- TASK OBJECTIVE -
Starting at the line containing "Rebuild this chart", please quote every line up to and including the line containing "const seriesNames = ['ε','θ'];", exactly, and nothing beyond.

- PROVIDED ENTRIES -
-- Start --

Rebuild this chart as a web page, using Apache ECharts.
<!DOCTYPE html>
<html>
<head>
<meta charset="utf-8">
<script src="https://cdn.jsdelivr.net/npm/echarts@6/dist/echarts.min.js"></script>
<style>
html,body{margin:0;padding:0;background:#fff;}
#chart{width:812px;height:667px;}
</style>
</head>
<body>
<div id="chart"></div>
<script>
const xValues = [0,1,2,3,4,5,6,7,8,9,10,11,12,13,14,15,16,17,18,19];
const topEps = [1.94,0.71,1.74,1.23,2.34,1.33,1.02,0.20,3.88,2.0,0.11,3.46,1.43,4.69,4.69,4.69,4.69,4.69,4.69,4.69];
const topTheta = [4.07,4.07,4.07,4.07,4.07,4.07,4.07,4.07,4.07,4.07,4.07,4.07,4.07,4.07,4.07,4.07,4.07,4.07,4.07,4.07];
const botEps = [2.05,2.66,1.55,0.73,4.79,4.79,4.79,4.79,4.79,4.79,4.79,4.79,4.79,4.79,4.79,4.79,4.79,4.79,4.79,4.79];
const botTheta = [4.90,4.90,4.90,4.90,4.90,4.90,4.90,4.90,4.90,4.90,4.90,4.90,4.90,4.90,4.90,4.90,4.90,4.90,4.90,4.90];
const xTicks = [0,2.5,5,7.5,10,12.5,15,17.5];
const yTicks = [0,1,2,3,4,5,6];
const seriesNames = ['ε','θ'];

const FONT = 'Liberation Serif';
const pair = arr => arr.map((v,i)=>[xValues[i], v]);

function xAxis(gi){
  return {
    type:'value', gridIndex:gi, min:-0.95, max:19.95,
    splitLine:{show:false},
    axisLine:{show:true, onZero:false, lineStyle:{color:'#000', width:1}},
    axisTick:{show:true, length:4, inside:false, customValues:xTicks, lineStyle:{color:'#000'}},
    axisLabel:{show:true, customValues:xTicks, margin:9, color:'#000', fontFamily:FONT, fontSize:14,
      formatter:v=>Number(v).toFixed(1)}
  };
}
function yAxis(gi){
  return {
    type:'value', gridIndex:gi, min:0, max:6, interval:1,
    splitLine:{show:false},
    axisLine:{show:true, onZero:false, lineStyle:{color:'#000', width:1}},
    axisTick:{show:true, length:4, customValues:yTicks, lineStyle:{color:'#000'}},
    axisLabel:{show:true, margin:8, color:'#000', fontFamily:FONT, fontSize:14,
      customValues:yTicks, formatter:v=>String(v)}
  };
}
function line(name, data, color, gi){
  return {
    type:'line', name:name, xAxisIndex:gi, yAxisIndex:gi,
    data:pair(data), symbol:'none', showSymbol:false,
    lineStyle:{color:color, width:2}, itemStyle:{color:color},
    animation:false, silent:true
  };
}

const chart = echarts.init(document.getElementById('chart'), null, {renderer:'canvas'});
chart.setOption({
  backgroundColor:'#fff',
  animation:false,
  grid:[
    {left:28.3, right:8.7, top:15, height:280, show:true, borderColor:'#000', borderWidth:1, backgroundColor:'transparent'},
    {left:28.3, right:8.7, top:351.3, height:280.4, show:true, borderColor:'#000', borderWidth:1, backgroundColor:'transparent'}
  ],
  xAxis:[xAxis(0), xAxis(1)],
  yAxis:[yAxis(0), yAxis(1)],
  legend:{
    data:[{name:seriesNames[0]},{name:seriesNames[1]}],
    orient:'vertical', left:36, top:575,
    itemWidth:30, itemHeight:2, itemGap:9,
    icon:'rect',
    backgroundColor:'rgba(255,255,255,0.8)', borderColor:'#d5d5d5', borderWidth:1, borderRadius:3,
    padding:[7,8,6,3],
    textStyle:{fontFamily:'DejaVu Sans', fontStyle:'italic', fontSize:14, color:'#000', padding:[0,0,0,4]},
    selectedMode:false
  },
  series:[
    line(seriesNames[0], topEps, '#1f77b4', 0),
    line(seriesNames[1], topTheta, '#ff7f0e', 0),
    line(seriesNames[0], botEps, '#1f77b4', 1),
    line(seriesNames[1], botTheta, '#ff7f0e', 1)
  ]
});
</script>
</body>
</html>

-- End --
-- Start --

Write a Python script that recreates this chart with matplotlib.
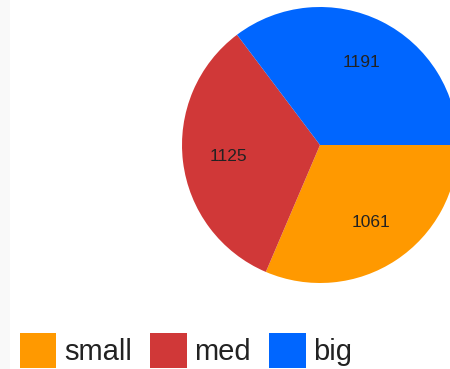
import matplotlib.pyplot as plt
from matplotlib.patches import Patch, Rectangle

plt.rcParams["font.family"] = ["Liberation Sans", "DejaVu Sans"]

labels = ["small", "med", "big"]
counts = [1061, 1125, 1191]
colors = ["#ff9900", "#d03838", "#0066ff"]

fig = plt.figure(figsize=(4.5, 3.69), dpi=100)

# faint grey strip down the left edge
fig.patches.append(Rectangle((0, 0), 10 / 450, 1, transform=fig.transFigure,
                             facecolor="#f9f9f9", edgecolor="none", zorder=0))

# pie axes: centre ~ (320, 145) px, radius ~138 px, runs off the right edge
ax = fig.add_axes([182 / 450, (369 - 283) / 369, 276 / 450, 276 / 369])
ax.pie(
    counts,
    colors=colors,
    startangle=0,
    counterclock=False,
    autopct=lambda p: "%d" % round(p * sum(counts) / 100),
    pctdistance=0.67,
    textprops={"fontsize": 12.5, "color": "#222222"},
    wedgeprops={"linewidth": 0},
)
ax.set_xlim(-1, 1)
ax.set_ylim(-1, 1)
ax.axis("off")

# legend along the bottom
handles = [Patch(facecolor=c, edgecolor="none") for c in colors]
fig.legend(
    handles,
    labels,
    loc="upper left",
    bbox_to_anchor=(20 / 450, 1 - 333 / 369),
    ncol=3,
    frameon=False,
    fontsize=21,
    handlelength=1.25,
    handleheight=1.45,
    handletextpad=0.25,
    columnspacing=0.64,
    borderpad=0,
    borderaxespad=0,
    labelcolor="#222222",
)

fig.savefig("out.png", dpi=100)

-- End --

- SOLUTION TO THE PROBLEM -
Rebuild this chart as a web page, using Apache ECharts.
<!DOCTYPE html>
<html>
<head>
<meta charset="utf-8">
<script src="https://cdn.jsdelivr.net/npm/echarts@6/dist/echarts.min.js"></script>
<style>
html,body{margin:0;padding:0;background:#fff;}
#chart{width:812px;height:667px;}
</style>
</head>
<body>
<div id="chart"></div>
<script>
const xValues = [0,1,2,3,4,5,6,7,8,9,10,11,12,13,14,15,16,17,18,19];
const topEps = [1.94,0.71,1.74,1.23,2.34,1.33,1.02,0.20,3.88,2.0,0.11,3.46,1.43,4.69,4.69,4.69,4.69,4.69,4.69,4.69];
const topTheta = [4.07,4.07,4.07,4.07,4.07,4.07,4.07,4.07,4.07,4.07,4.07,4.07,4.07,4.07,4.07,4.07,4.07,4.07,4.07,4.07];
const botEps = [2.05,2.66,1.55,0.73,4.79,4.79,4.79,4.79,4.79,4.79,4.79,4.79,4.79,4.79,4.79,4.79,4.79,4.79,4.79,4.79];
const botTheta = [4.90,4.90,4.90,4.90,4.90,4.90,4.90,4.90,4.90,4.90,4.90,4.90,4.90,4.90,4.90,4.90,4.90,4.90,4.90,4.90];
const xTicks = [0,2.5,5,7.5,10,12.5,15,17.5];
const yTicks = [0,1,2,3,4,5,6];
const seriesNames = ['ε','θ'];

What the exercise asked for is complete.